What the CDC Emails Show: Scientists Quietly Building a Paper Trail
Flu ads pulled mid-season, a vaccine panel marked for replacement, a database the Secretary wanted to buy, and career staff documenting all of it on the record.
When you think the boss is wrong, you write it down.
It started with the flu ads.
Remaking the vaccine panel.
What he wanted from the data.
The memo no one wanted their name on.
What next?
When you think the boss is wrong, you write it down
Senator Bernie Sanders released over 250 pages of CDC emails this week. A former top CDC scientist, Dr. Debra Houry, gave them to Congress (first reported by The New York Times). They cover the first months of Robert F. Kennedy Jr.’s time as health secretary.
It started with the flu ads.
The day after Kennedy was sworn in, his office told the CDC to pull its flu shot ads. The country was in the middle of a bad flu season. CDC’s communications chief Kevin Griffis put his objection in writing: stopping the campaign mid-season carried “significant reputational risk” and likely “legal issues.” The aides’ stated plan was to replace it with an “informed consent” campaign.

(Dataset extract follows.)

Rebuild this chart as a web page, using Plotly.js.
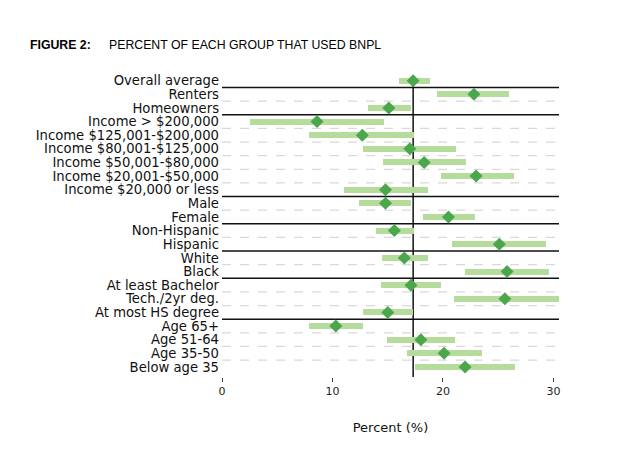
<!DOCTYPE html>
<html>
<head>
<meta charset="utf-8">
<script src="https://cdn.plot.ly/plotly-3.0.1.min.js"></script>
<style>html,body{margin:0;padding:0;background:#fff;}#chart{width:640px;height:452px;}</style>
</head>
<body>
<div id="chart"></div>
<script>
const groups = ["Overall average","Renters","Homeowners","Income > $200,000","Income $125,001-$200,000","Income $80,001-$125,000","Income $50,001-$80,000","Income $20,001-$50,000","Income $20,000 or less","Male","Female","Non-Hispanic","Hispanic","White","Black","At least Bachelor","Tech./2yr deg.","At most HS degree","Age 65+","Age 51-64","Age 35-50","Below age 35"];
const estimates = [17.3,22.8,15.1,8.6,12.7,17.0,18.3,23.0,14.8,14.8,20.5,15.6,25.1,16.5,25.8,17.1,25.6,15.0,10.3,18.0,20.1,22.0];
const lower = [16.0,19.5,13.2,2.5,7.9,12.8,14.6,19.8,11.0,12.4,18.2,13.9,20.8,14.5,22.0,14.4,21.0,12.8,7.9,14.9,16.7,17.5];
const upper = [18.8,26.0,17.1,14.7,17.4,21.2,22.1,26.4,18.6,17.1,22.9,17.4,29.3,18.6,29.6,19.8,30.5,17.3,12.8,21.1,23.5,26.5];
const solidAfter = [0,2,8,10,12,14,17];
const xTicks = [0,10,20,30];

const idx = groups.map((g,i)=>i);
const traces = [
  {type:'bar', orientation:'h', y:idx, base:lower, x:upper.map((u,i)=>u-lower[i]),
   width:0.44, marker:{color:'#b5dc9b', line:{width:0}}, hoverinfo:'skip', showlegend:false},
  {type:'scatter', mode:'markers', y:idx, x:estimates,
   marker:{symbol:'diamond', size:10, color:'#4ca64c', line:{width:0}}, showlegend:false, cliponaxis:false}
];
const shapes = [];
for (let i=0;i<groups.length-1;i++){
  const solid = solidAfter.includes(i);
  shapes.push({type:'line', xref:'paper', x0:0, x1:1, yref:'y', y0:i+0.5, y1:i+0.5, layer:'below',
    line: solid ? {color:'#111', width:1.5} : {color:'#d9d9d9', width:1.2, dash:'dash'}});
}
shapes.push({type:'line', xref:'x', x0:estimates[0], x1:estimates[0], yref:'y', y0:0, y1:21.74,
  line:{color:'#111', width:1.5}, layer:'below'});

const layout = {
  width:640, height:452,
  margin:{l:222, r:81, t:70, b:75},
  paper_bgcolor:'#fff', plot_bgcolor:'#fff',
  font:{family:'DejaVu Sans', color:'#111'},
  bargap:0,
  xaxis:{range:[0,30.5], tickvals:xTicks, ticktext:xTicks.map(String), ticks:'outside', ticklen:4,
    tickcolor:'#444', tickwidth:1, showgrid:false, zeroline:false, showline:false,
    tickfont:{family:'DejaVu Sans', size:11, color:'#222'},
    title:{text:'Percent (%)', font:{family:'DejaVu Sans', size:13, color:'#111'}, standoff:25}},
  yaxis:{range:[21.74,-0.785], tickvals:idx, ticktext:groups, showgrid:false, zeroline:false, showline:false,
    ticks:'', tickfont:{family:'DejaVu Sans', size:13.2, color:'#111'}, ticklabelstandoff:2},
  shapes:shapes,
  annotations:[
    {xref:'paper', yref:'paper', x:(28-222)/337, y:(377-45)/307, xanchor:'left', yanchor:'middle',
     text:'<b>FIGURE 2:</b>', showarrow:false, font:{family:'Liberation Sans', size:12.3, color:'#000'}},
    {xref:'paper', yref:'paper', x:(107-222)/337, y:(377-45)/307, xanchor:'left', yanchor:'middle',
     text:'PERCENT OF EACH GROUP THAT USED BNPL', showarrow:false, font:{family:'Liberation Sans', size:12.3, color:'#000'}}
  ]
};
Plotly.newPlot('chart', traces, layout, {displayModeBar:false, staticPlot:true});
</script>
</body>
</html>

Remaking the vaccine panel.
CDC relies on an outside panel to recommend which shots people get and when. The emails show aides planning options to rebuild it from scratch. Weeks later, Kennedy did it: HHS removed all 17 sitting ACIP members on June 9.
To get ready, staff were sent to a National Archives facility to pull 60 years of the panel’s history. One leader noted that the job took “28 boxes” at a moment when layoffs had left the agency short-staffed.

What he wanted from the data.
Kennedy has argued for years that vaccines cause autism. Decades of research have not found that vaccines cause autism.
The emails show him pushing to take over the Vaccine Safety Datalink, a CDC database that uses electronic health-record data from participating health systems to monitor vaccine safety. One aide wrote that the secretary “wants to buy all the VSD data and put it in the office of the Secretary.” Staff also worked to give David Geier, an outside vaccine critic, access to it.

When Kennedy posted claims on X about a 1999 study, CDC scientists drafted a point-by-point reply for internal use. They laid out that the data were not lost, the data-sharing program was still running, and the original researcher had not been pressured to change his results.

The memo no one wanted their name on.
The sharpest example is a memo about thimerosal, an ingredient the new panel voted against in flu shots.
The head of CDC’s immunization center, Dr. Demetre Daskalakis, asked to be taken off it. He wrote that he “did not participate in the development of the thimerosal decision memo” and “should not be on the ‘FROM’ line.” Staff also flagged a claim that the childhood schedule would be “100% free” of the ingredient as inaccurate, since some single-dose flu shots still contain a trace. A table of drug company data was pulled from the memo after it was flagged as proprietary.

In a separate thread, according to the released emails, leaders explored placing a longtime autism activist in charge of CDC’s birth defects center through a special science hiring authority. Human resources rejected the move, saying he did not meet scientific credential requirements.
What next?
The Senate health committee has these documents. It can hold hearings and ask, under oath, who gave which order. Medical societies and former panel members can weigh in on whether the new vaccine advice aligns with the evidence. The clinicians and parents who follow the childhood schedule have a stake in keeping it tied to data.